Christ became not only the God of my heart, but also the God of my mind.
Bound by Darkness
As we studied the difference between the physical forms and the transcendent immutable ideals that shape us, I sought to find the “ideal” virtue form that I could follow. But as in Plato’s analogy of the cave, I too felt tied and bound to my own ideas, incapable of rising from my darkness. Freedom from my wretchedness seemed impossible. I found myself asking Paul’s question, “Wretched man that I am! Who will deliver me from this body of death?” (Romans 7:24) How could I break my bonds? How could acquire this mysterious virtue?
Plato explains that our ascent from darkness is illuminated by the wisdom found outside of the cave. However, when we first step out of the cave the bright light of perfection makes us shy away and run back to the cave. To appropriate ourselves with pure virtue it is necessary to step out in to the light. We must give our eyes time to adjust to the strong glare. I found that my eyes would not adjust, preventing me from what I intensely desired. Simply meditating on the ideal forms of virtue alone did not make me ascend out of the cave.
Plato defined virtue’s perfection only to mock me by leaving it out of reach in the metaphysical realm. Knowing about it did nothing to build virtue within me. Plato became the fire in my own cave that projected doubts on God. I started to believe all God was doing was mocking my vile helplessness by leaving virtue out of reach.
Later, I studied Aristotle. He argued that these pure forms were in fact attainable by actively living each ideal form out until a perfect balance between virtue and vice is reached. He called it the Golden Mean. Was this potentially a way for me to achieve perfect virtue? Plato’s forms defined virtue. Aristotle’s Mean taught me how to potentially achieve it.
I compared my new findings with Scripture and found, “The righteous shall live by faith” (Romans 1:17). It was necessary for me to “live” out my faith. Meditation on Scripture alone without obedience is like a house built on sand — it will fall. I had to live out the “ideals” of Scripture to change my character and be conformed to Christ.
The Triune God knew that there had to be an atonement sacrifice for sinners. Knowing this was not enough to redeem humans. Christ, in bodily form and in active obedience, had to die and be the atoning sacrifice to redeem humans. And in Him I found the upmost example of true virtue. This is who I had to emulate and strive to imitate. True perfect virtue, both in ideal form and in practice, was found in and through Christ alone.
True virtue is not derived from within us or the gods but in Christ, the embodiment of virtue itself.
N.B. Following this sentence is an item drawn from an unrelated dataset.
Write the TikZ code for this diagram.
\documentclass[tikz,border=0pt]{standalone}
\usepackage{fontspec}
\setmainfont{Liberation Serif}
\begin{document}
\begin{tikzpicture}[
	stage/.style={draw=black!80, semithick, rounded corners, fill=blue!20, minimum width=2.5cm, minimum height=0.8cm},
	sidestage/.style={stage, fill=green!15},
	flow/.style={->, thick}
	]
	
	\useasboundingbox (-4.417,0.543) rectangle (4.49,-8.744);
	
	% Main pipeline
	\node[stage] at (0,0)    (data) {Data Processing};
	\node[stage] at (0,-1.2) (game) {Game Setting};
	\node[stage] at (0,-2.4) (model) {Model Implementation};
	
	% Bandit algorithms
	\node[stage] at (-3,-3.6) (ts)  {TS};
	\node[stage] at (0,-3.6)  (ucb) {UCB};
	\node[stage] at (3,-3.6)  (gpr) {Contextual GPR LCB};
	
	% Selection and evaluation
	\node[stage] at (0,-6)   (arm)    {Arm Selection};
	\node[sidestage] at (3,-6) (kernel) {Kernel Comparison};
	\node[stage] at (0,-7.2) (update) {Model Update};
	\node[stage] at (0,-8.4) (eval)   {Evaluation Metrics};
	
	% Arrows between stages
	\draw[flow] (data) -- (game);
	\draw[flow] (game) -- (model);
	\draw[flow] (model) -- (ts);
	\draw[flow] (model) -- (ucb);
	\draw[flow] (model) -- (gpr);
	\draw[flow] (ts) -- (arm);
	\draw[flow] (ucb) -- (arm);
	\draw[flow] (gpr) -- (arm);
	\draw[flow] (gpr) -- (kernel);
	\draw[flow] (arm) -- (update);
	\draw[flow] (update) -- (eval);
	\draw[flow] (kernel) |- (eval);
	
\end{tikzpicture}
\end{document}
Though I had the perfect example to mirror, achieving this perfection proved impossible. It was not enough to look virtuous because Scripture called me to become like Christ. There had to be a change in identity. But the vice of my sinful selfishness to glorify the self and de-throne God become a usurper of His authority. The true character of vice was staring right back when I looked in the mirror.
There seemed to be a monster inside me that did not let up and wanted to indulge in every selfish pleasure — much like the monster in Mary Shelley’s Frankenstein. This monster gazed on his reflection and saw his vileness. He could not change the monstrous form in which he was created. Neither could I change the monstrosity of sinfulness within that continued to pull me back down to the bondage of the cave.
Yet the monster continued to desire an intimate relationship where he could find mutual benevolence. Mary Shelley’s theme of relationships demonstrated that how others related to the Monster caused him either to go into outrage or love deeply. Even Dr. Frankenstein himself shied away from gazing upon the horrific work of his hands.
But God was different. He turned His gaze upon my vile life, showing benevolence to the work of His hands. Our creator “will rejoice over you with gladness; he will quiet you by his love; he will exult over you with loud singing” Zephaniah 3:17. I could not change who I was, but the relationship initiated by the perfected loving Yahweh drew me nearer to Him.
That perfect ideal form of virtue was unreachable, but Emmanuel came. The logos of virtue became flesh. In the person of Jesus Christ humanity casts its eye on the utmost ideal form of virtue and action. He endows us with His perfection through His atoning sacrifice. Not only does He gaze upon us with “loud singing,” but He gives to us His very essence. No longer is He just our creator, but He becomes our Father. Dr. Frankenstein regretted his creation. God, however, saw our helplessness and He became monstrous by taking sin upon himself that we in turn may be clothed with majesty. By imputing upon us grace and forgiveness we receive the Holy Spirit. He, in and through us, enables us to achieve perfect virtue.
I had been brought from vice to ultimate perfection. The chasm had been bridged by His redemption. Perfect virtue was brought down to me so I could grasp it. I had found the embodiment of perfect virtue itself. The texts of The Iliad, Plato’s Cave, Aristotle’s Golden Mean and Mary Shelley’s Frankenstein helped me see that true virtue is not derived from within us or from the pantheon of the gods but in Christ, the embodiment of virtue itself.
The thinkers from the History of Ideas program tore down my faith to give way to the perfect glorious light of Christ. But it was in and through their concepts that my faith was strengthened. The very same questions that probed my heart allowed me to find the answers in Christ. Christ became not only the God of my heart, but also the God of my mind.